WHAT THE TASK ASKS: Output the data word for word, dropping every image.

DATA SEGMENT:
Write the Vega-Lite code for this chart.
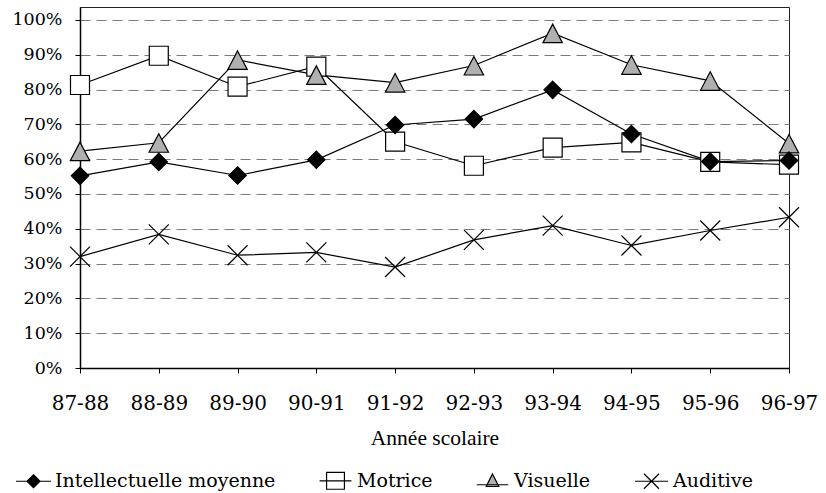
{
  "$schema": "https://vega.github.io/schema/vega-lite/v6.json",
  "width": 709,
  "height": 361,
  "autosize": "none",
  "padding": {"left": 80, "top": 7, "right": 37, "bottom": 125},
  "background": "white",
  "config": {
    "view": {"stroke": "#222222", "strokeWidth": 1},
    "font": "DejaVu Serif",
    "axis": {"labelFont": "DejaVu Serif", "titleFont": "Liberation Serif", "labelColor": "black", "titleColor": "black"},
    "legend": {"labelFont": "DejaVu Serif"}
  },
  "data": {
    "values": [
      {"annee": "87-88", "serie": "Intellectuelle moyenne", "pct": 0.552},
      {"annee": "88-89", "serie": "Intellectuelle moyenne", "pct": 0.592},
      {"annee": "89-90", "serie": "Intellectuelle moyenne", "pct": 0.553},
      {"annee": "90-91", "serie": "Intellectuelle moyenne", "pct": 0.598},
      {"annee": "91-92", "serie": "Intellectuelle moyenne", "pct": 0.698},
      {"annee": "92-93", "serie": "Intellectuelle moyenne", "pct": 0.715},
      {"annee": "93-94", "serie": "Intellectuelle moyenne", "pct": 0.799},
      {"annee": "94-95", "serie": "Intellectuelle moyenne", "pct": 0.672},
      {"annee": "95-96", "serie": "Intellectuelle moyenne", "pct": 0.593},
      {"annee": "96-97", "serie": "Intellectuelle moyenne", "pct": 0.596},
      {"annee": "87-88", "serie": "Motrice", "pct": 0.813},
      {"annee": "88-89", "serie": "Motrice", "pct": 0.897},
      {"annee": "89-90", "serie": "Motrice", "pct": 0.808},
      {"annee": "90-91", "serie": "Motrice", "pct": 0.866},
      {"annee": "91-92", "serie": "Motrice", "pct": 0.650},
      {"annee": "92-93", "serie": "Motrice", "pct": 0.581},
      {"annee": "93-94", "serie": "Motrice", "pct": 0.633},
      {"annee": "94-95", "serie": "Motrice", "pct": 0.648},
      {"annee": "95-96", "serie": "Motrice", "pct": 0.592},
      {"annee": "96-97", "serie": "Motrice", "pct": 0.584},
      {"annee": "87-88", "serie": "Visuelle", "pct": 0.623},
      {"annee": "88-89", "serie": "Visuelle", "pct": 0.647},
      {"annee": "89-90", "serie": "Visuelle", "pct": 0.885},
      {"annee": "90-91", "serie": "Visuelle", "pct": 0.842},
      {"annee": "91-92", "serie": "Visuelle", "pct": 0.820},
      {"annee": "92-93", "serie": "Visuelle", "pct": 0.869},
      {"annee": "93-94", "serie": "Visuelle", "pct": 0.962},
      {"annee": "94-95", "serie": "Visuelle", "pct": 0.871},
      {"annee": "95-96", "serie": "Visuelle", "pct": 0.825},
      {"annee": "96-97", "serie": "Visuelle", "pct": 0.645},
      {"annee": "87-88", "serie": "Auditive", "pct": 0.320},
      {"annee": "88-89", "serie": "Auditive", "pct": 0.384},
      {"annee": "89-90", "serie": "Auditive", "pct": 0.324},
      {"annee": "90-91", "serie": "Auditive", "pct": 0.332},
      {"annee": "91-92", "serie": "Auditive", "pct": 0.290},
      {"annee": "92-93", "serie": "Auditive", "pct": 0.368},
      {"annee": "93-94", "serie": "Auditive", "pct": 0.409},
      {"annee": "94-95", "serie": "Auditive", "pct": 0.352},
      {"annee": "95-96", "serie": "Auditive", "pct": 0.395},
      {"annee": "96-97", "serie": "Auditive", "pct": 0.433}
    ]
  },
  "encoding": {
    "x": {
      "field": "annee", "type": "ordinal",
      "scale": {"type": "point", "padding": 0},
      "axis": {
        "title": "Année scolaire", "titleFontSize": 21.5, "titleFontWeight": "normal", "titlePadding": 14,
        "labelAngle": 0, "labelFontSize": 20, "labelPadding": 20,
        "tickSize": 5, "tickColor": "black", "domainColor": "black", "domainWidth": 1.5,
        "grid": false
      }
    },
    "y": {
      "field": "pct", "type": "quantitative",
      "scale": {"domain": [0, 1.037], "nice": false, "zero": true},
      "axis": {
        "title": null, "format": ".0%",
        "values": [0, 0.1, 0.2, 0.3, 0.4, 0.5, 0.6, 0.7, 0.8, 0.9, 1.0],
        "labelFontSize": 17.5, "labelPadding": 13,
        "tickSize": 5, "tickColor": "black", "domainColor": "black", "domainWidth": 1.5,
        "grid": true, "gridColor": "#7a7a7a", "gridDash": [10, 6], "gridWidth": 1
      }
    }
  },
  "layer": [
    {
      "mark": {"type": "line", "color": "black", "strokeWidth": 1.2},
      "encoding": {"detail": {"field": "serie", "type": "nominal"}}
    },
    {
      "transform": [{"filter": "datum.serie == 'Motrice'"}],
      "mark": {"type": "point", "filled": true, "fill": "white", "stroke": "black", "strokeWidth": 1.2, "size": 400, "opacity": 1,
               "shape": "M-0.95,-0.95L0.95,-0.95L0.95,0.95L-0.95,0.95Z"}
    },
    {
      "transform": [{"filter": "datum.serie == 'Visuelle'"}],
      "mark": {"type": "point", "filled": true, "fill": "#b0b0b0", "stroke": "black", "strokeWidth": 1.2, "size": 400, "opacity": 1,
               "shape": "M0,-0.9L0.97,0.95L-0.97,0.95Z"}
    },
    {
      "transform": [{"filter": "datum.serie == 'Intellectuelle moyenne'"}],
      "mark": {"type": "point", "filled": true, "fill": "black", "stroke": "black", "strokeWidth": 1.2, "size": 400, "opacity": 1,
               "shape": "M0,-0.87L0.87,0L0,0.87L-0.87,0Z"}
    },
    {
      "transform": [{"filter": "datum.serie == 'Auditive'"}],
      "mark": {"type": "point", "filled": false, "stroke": "black", "strokeWidth": 1.2, "size": 400, "opacity": 1,
               "shape": "M-1,-1L1,1M-1,1L1,-1"}
    },
    {
      "transform": [{"filter": "datum.pct < 0"}],
      "mark": {"type": "point", "filled": true, "stroke": "black", "strokeWidth": 1.2, "size": 1225, "opacity": 1},
      "encoding": {
        "shape": {
          "field": "serie", "type": "nominal",
          "scale": {
            "domain": ["Intellectuelle moyenne", "Motrice", "Visuelle", "Auditive"],
            "range": [
              "M-1,0L1,0M0,-0.37L0.37,0L0,0.37L-0.37,0Z",
              "M-0.91,0L0.91,0M-0.51,-0.48L0.51,-0.48L0.51,0.48L-0.51,0.48Z",
              "M-0.9,0.2L0.9,0.2M0,-0.42L0.36,0.3L-0.36,0.3Z",
              "M-0.94,0L0.94,0M-0.43,-0.43L0.43,0.43M-0.43,0.43L0.43,-0.43"
            ]
          },
          "legend": {
            "title": null, "orient": "none", "legendX": -65, "legendY": 455,
            "direction": "horizontal", "columns": 4, "columnPadding": 41,
            "labelFontSize": 19, "labelColor": "black", "labelOffset": 3, "labelLimit": 400,
            "symbolSize": 1225, "symbolStrokeWidth": 1.2, "padding": 0
          }
        },
        "fill": {
          "field": "serie", "type": "nominal",
          "scale": {
            "domain": ["Intellectuelle moyenne", "Motrice", "Visuelle", "Auditive"],
            "range": ["black", "white", "#b0b0b0", "white"]
          },
          "legend": null
        }
      }
    }
  ]
}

FINISHED EXERCISE:
Write the Vega-Lite code for this chart.
{
  "$schema": "https://vega.github.io/schema/vega-lite/v6.json",
  "width": 709,
  "height": 361,
  "autosize": "none",
  "padding": {"left": 80, "top": 7, "right": 37, "bottom": 125},
  "background": "white",
  "config": {
    "view": {"stroke": "#222222", "strokeWidth": 1},
    "font": "DejaVu Serif",
    "axis": {"labelFont": "DejaVu Serif", "titleFont": "Liberation Serif", "labelColor": "black", "titleColor": "black"},
    "legend": {"labelFont": "DejaVu Serif"}
  },
  "data": {
    "values": [
      {"annee": "87-88", "serie": "Intellectuelle moyenne", "pct": 0.552},
      {"annee": "88-89", "serie": "Intellectuelle moyenne", "pct": 0.592},
      {"annee": "89-90", "serie": "Intellectuelle moyenne", "pct": 0.553},
      {"annee": "90-91", "serie": "Intellectuelle moyenne", "pct": 0.598},
      {"annee": "91-92", "serie": "Intellectuelle moyenne", "pct": 0.698},
      {"annee": "92-93", "serie": "Intellectuelle moyenne", "pct": 0.715},
      {"annee": "93-94", "serie": "Intellectuelle moyenne", "pct": 0.799},
      {"annee": "94-95", "serie": "Intellectuelle moyenne", "pct": 0.672},
      {"annee": "95-96", "serie": "Intellectuelle moyenne", "pct": 0.593},
      {"annee": "96-97", "serie": "Intellectuelle moyenne", "pct": 0.596},
      {"annee": "87-88", "serie": "Motrice", "pct": 0.813},
      {"annee": "88-89", "serie": "Motrice", "pct": 0.897},
      {"annee": "89-90", "serie": "Motrice", "pct": 0.808},
      {"annee": "90-91", "serie": "Motrice", "pct": 0.866},
      {"annee": "91-92", "serie": "Motrice", "pct": 0.650},
      {"annee": "92-93", "serie": "Motrice", "pct": 0.581},
      {"annee": "93-94", "serie": "Motrice", "pct": 0.633},
      {"annee": "94-95", "serie": "Motrice", "pct": 0.648},
      {"annee": "95-96", "serie": "Motrice", "pct": 0.592},
      {"annee": "96-97", "serie": "Motrice", "pct": 0.584},
      {"annee": "87-88", "serie": "Visuelle", "pct": 0.623},
      {"annee": "88-89", "serie": "Visuelle", "pct": 0.647},
      {"annee": "89-90", "serie": "Visuelle", "pct": 0.885},
      {"annee": "90-91", "serie": "Visuelle", "pct": 0.842},
      {"annee": "91-92", "serie": "Visuelle", "pct": 0.820},
      {"annee": "92-93", "serie": "Visuelle", "pct": 0.869},
      {"annee": "93-94", "serie": "Visuelle", "pct": 0.962},
      {"annee": "94-95", "serie": "Visuelle", "pct": 0.871},
      {"annee": "95-96", "serie": "Visuelle", "pct": 0.825},
      {"annee": "96-97", "serie": "Visuelle", "pct": 0.645},
      {"annee": "87-88", "serie": "Auditive", "pct": 0.320},
      {"annee": "88-89", "serie": "Auditive", "pct": 0.384},
      {"annee": "89-90", "serie": "Auditive", "pct": 0.324},
      {"annee": "90-91", "serie": "Auditive", "pct": 0.332},
      {"annee": "91-92", "serie": "Auditive", "pct": 0.290},
      {"annee": "92-93", "serie": "Auditive", "pct": 0.368},
      {"annee": "93-94", "serie": "Auditive", "pct": 0.409},
      {"annee": "94-95", "serie": "Auditive", "pct": 0.352},
      {"annee": "95-96", "serie": "Auditive", "pct": 0.395},
      {"annee": "96-97", "serie": "Auditive", "pct": 0.433}
    ]
  },
  "encoding": {
    "x": {
      "field": "annee", "type": "ordinal",
      "scale": {"type": "point", "padding": 0},
      "axis": {
        "title": "Année scolaire", "titleFontSize": 21.5, "titleFontWeight": "normal", "titlePadding": 14,
        "labelAngle": 0, "labelFontSize": 20, "labelPadding": 20,
        "tickSize": 5, "tickColor": "black", "domainColor": "black", "domainWidth": 1.5,
        "grid": false
      }
    },
    "y": {
      "field": "pct", "type": "quantitative",
      "scale": {"domain": [0, 1.037], "nice": false, "zero": true},
      "axis": {
        "title": null, "format": ".0%",
        "values": [0, 0.1, 0.2, 0.3, 0.4, 0.5, 0.6, 0.7, 0.8, 0.9, 1.0],
        "labelFontSize": 17.5, "labelPadding": 13,
        "tickSize": 5, "tickColor": "black", "domainColor": "black", "domainWidth": 1.5,
        "grid": true, "gridColor": "#7a7a7a", "gridDash": [10, 6], "gridWidth": 1
      }
    }
  },
  "layer": [
    {
      "mark": {"type": "line", "color": "black", "strokeWidth": 1.2},
      "encoding": {"detail": {"field": "serie", "type": "nominal"}}
    },
    {
      "transform": [{"filter": "datum.serie == 'Motrice'"}],
      "mark": {"type": "point", "filled": true, "fill": "white", "stroke": "black", "strokeWidth": 1.2, "size": 400, "opacity": 1,
               "shape": "M-0.95,-0.95L0.95,-0.95L0.95,0.95L-0.95,0.95Z"}
    },
    {
      "transform": [{"filter": "datum.serie == 'Visuelle'"}],
      "mark": {"type": "point", "filled": true, "fill": "#b0b0b0", "stroke": "black", "strokeWidth": 1.2, "size": 400, "opacity": 1,
               "shape": "M0,-0.9L0.97,0.95L-0.97,0.95Z"}
    },
    {
      "transform": [{"filter": "datum.serie == 'Intellectuelle moyenne'"}],
      "mark": {"type": "point", "filled": true, "fill": "black", "stroke": "black", "strokeWidth": 1.2, "size": 400, "opacity": 1,
               "shape": "M0,-0.87L0.87,0L0,0.87L-0.87,0Z"}
    },
    {
      "transform": [{"filter": "datum.serie == 'Auditive'"}],
      "mark": {"type": "point", "filled": false, "stroke": "black", "strokeWidth": 1.2, "size": 400, "opacity": 1,
               "shape": "M-1,-1L1,1M-1,1L1,-1"}
    },
    {
      "transform": [{"filter": "datum.pct < 0"}],
      "mark": {"type": "point", "filled": true, "stroke": "black", "strokeWidth": 1.2, "size": 1225, "opacity": 1},
      "encoding": {
        "shape": {
          "field": "serie", "type": "nominal",
          "scale": {
            "domain": ["Intellectuelle moyenne", "Motrice", "Visuelle", "Auditive"],
            "range": [
              "M-1,0L1,0M0,-0.37L0.37,0L0,0.37L-0.37,0Z",
              "M-0.91,0L0.91,0M-0.51,-0.48L0.51,-0.48L0.51,0.48L-0.51,0.48Z",
              "M-0.9,0.2L0.9,0.2M0,-0.42L0.36,0.3L-0.36,0.3Z",
              "M-0.94,0L0.94,0M-0.43,-0.43L0.43,0.43M-0.43,0.43L0.43,-0.43"
            ]
          },
          "legend": {
            "title": null, "orient": "none", "legendX": -65, "legendY": 455,
            "direction": "horizontal", "columns": 4, "columnPadding": 41,
            "labelFontSize": 19, "labelColor": "black", "labelOffset": 3, "labelLimit": 400,
            "symbolSize": 1225, "symbolStrokeWidth": 1.2, "padding": 0
          }
        },
        "fill": {
          "field": "serie", "type": "nominal",
          "scale": {
            "domain": ["Intellectuelle moyenne", "Motrice", "Visuelle", "Auditive"],
            "range": ["black", "white", "#b0b0b0", "white"]
          },
          "legend": null
        }
      }
    }
  ]
}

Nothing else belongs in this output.